History suggests the Emirates is the toughest place to start. Everton have taken fewer points there (two) under Moyes than at any of the big four and even in 2004/05, the season they earned Champions League qualification, found themselves on the receiving end of a 7-0 drubbing – albeit three days after an evidently big night out at Albert Dock to celebrate finishing fourth. They came closest three seasons ago when leading 2-1 through a delicious Steven Pienaar chip until Tomas Rosicky equalised with a deflected shot in stoppage time.

Perhaps this was the reason Moyes, despite an air of quiet confidence – “I feel good about the team, there are a lot of good things about them right now” – rated Everton’s Champions League prospects as “15 per cent” yesterday. “I am really loath to talk it up or think that way because it’s such a difficult game for us. Undoubtedly our record has not been great at the Emirates. We go there as big outsiders to make it.” Everton’s last success at Arsenal was in January 1996, eight months before the arrival of Arsène Wenger. Graham Stuart and Andrei Kanchelskis were the scorers in a 2-1 victory in which Barry Horne, the former Wales midfielder, also figured for Everton. Now a Sky analyst, Horne defended his old side’s away record against their wealthier rivals.

“Have a look at the games and they’ll have been in front, they’ll have been close and [have had] no hammerings,” he said. “With Everton over the course of the season their results are more or less what they should be and you don’t get too many shocks. Yes, you might expect a top-six team to do better in one of those games but I don’t think it’s a huge surprise. Everton pick points up against the teams below them home and away, pick points up against the teams above them at home and pick draws up on the road – that is how it should be.”

Moyes himself argues Everton’s consistency means “you get less complacency from the bigger sides when they play Everton” at home, while another factor is their lack of a reliable goalscorer, according to Horne.

Dismissing the suggestion it has anything to do with tactics, he points instead to the absence of “a player who can turn a game almost single-handedly” – which is what they had in 1995/96 when Kanchelskis was the matchwinner at both Highbury and Anfield. “When you’ve got that type of player in form, you always have a chance,” said Horne.

Although Kevin Mirallas’s recent spectacular goals against Stoke and Tottenham suggest he has that in him when fit, the fact is no Everton player since has surpassed Kanchelskis’s 16 league goals in 1995/96 – hence Moyes’ admission on Saturday’s Match of the Day that a consistent marksman would be his dream signing. “[Luis] Suarez has got 29 for Liverpool and we’ve missed someone who has got us 15 or 20 goals. If we’d had that, we would be genuine contenders for the top spots,” he mused yesterday.

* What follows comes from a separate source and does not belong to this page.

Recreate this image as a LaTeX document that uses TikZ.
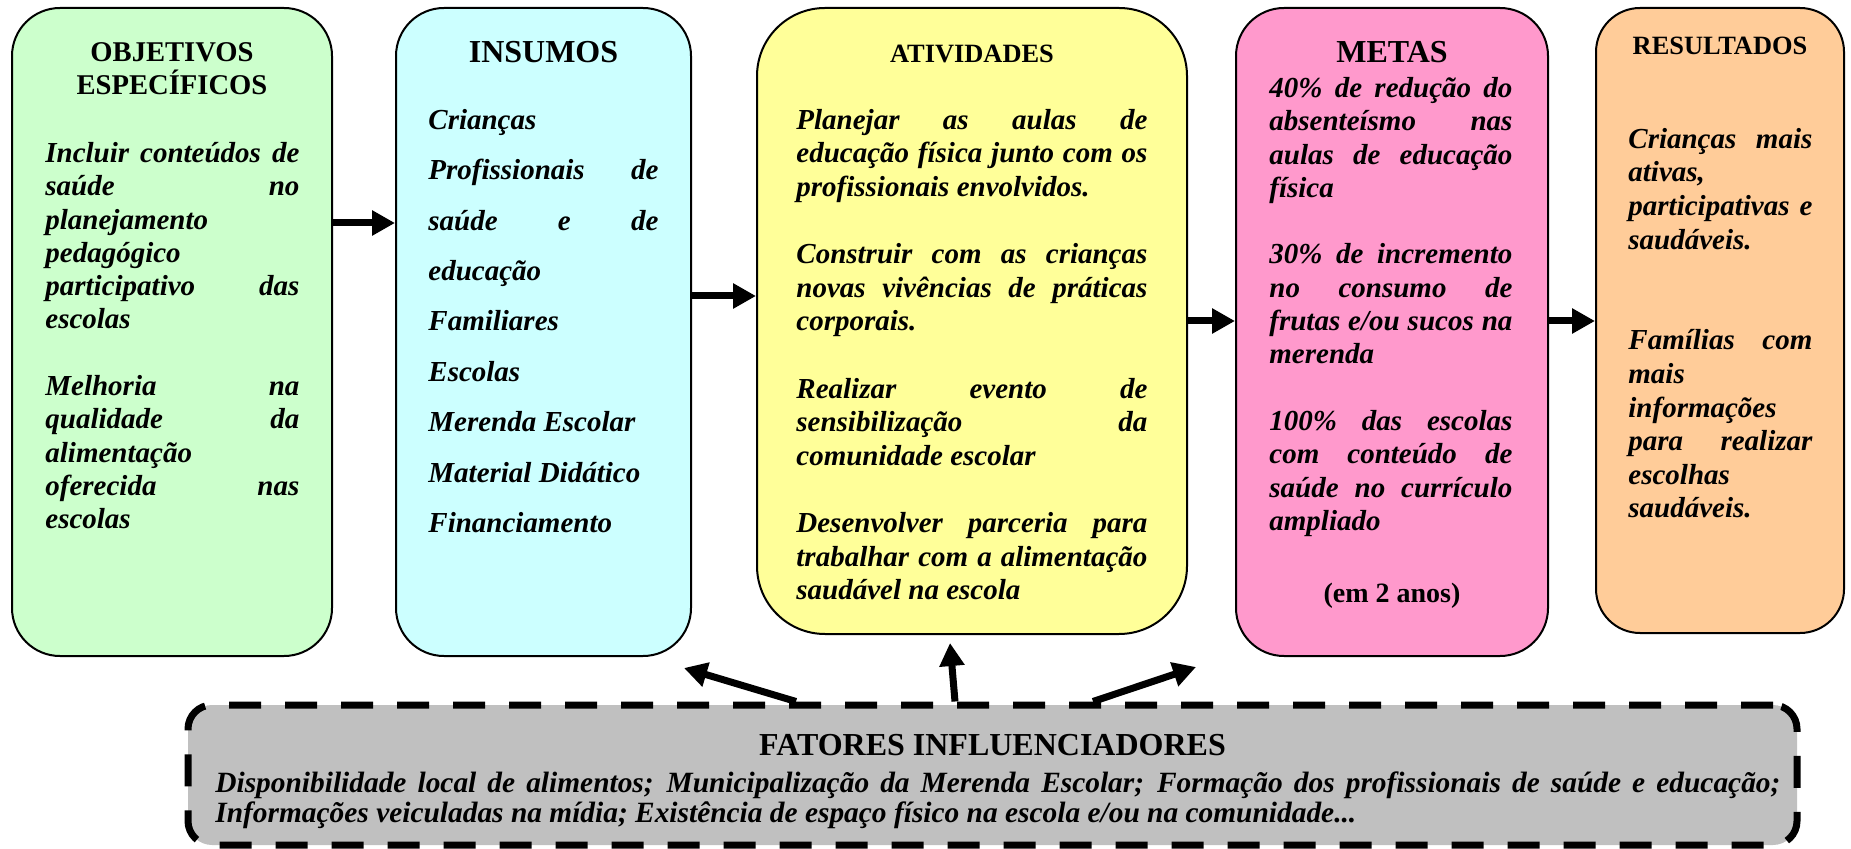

As it is, they are the underfunded outsiders hoping to spring an upset tonight to keep an unlikely dream alive. “If Everton did have a chance of making the Champions League it could change an awful lot of things for Everton as a football club, which it nearly did the year we [lost to] Villarreal,” said Moyes, referring to the 2005 qualifying defeat against the Spanish club. Then Everton’s chances died with a controversial Pierluigi Collina decision to disallow a Duncan Ferguson header which would have levelled the aggregate scores in the second leg at El Madrigal.

It remains one of the big “what ifs” of the Moyes reign. With a question-mark against his future, tonight could prove almost as pivotal in its own way. “I’ve actually not really thought how big a game it could be for Everton,” said Moyes. “I think maybe if I won it then I would start thinking how big.”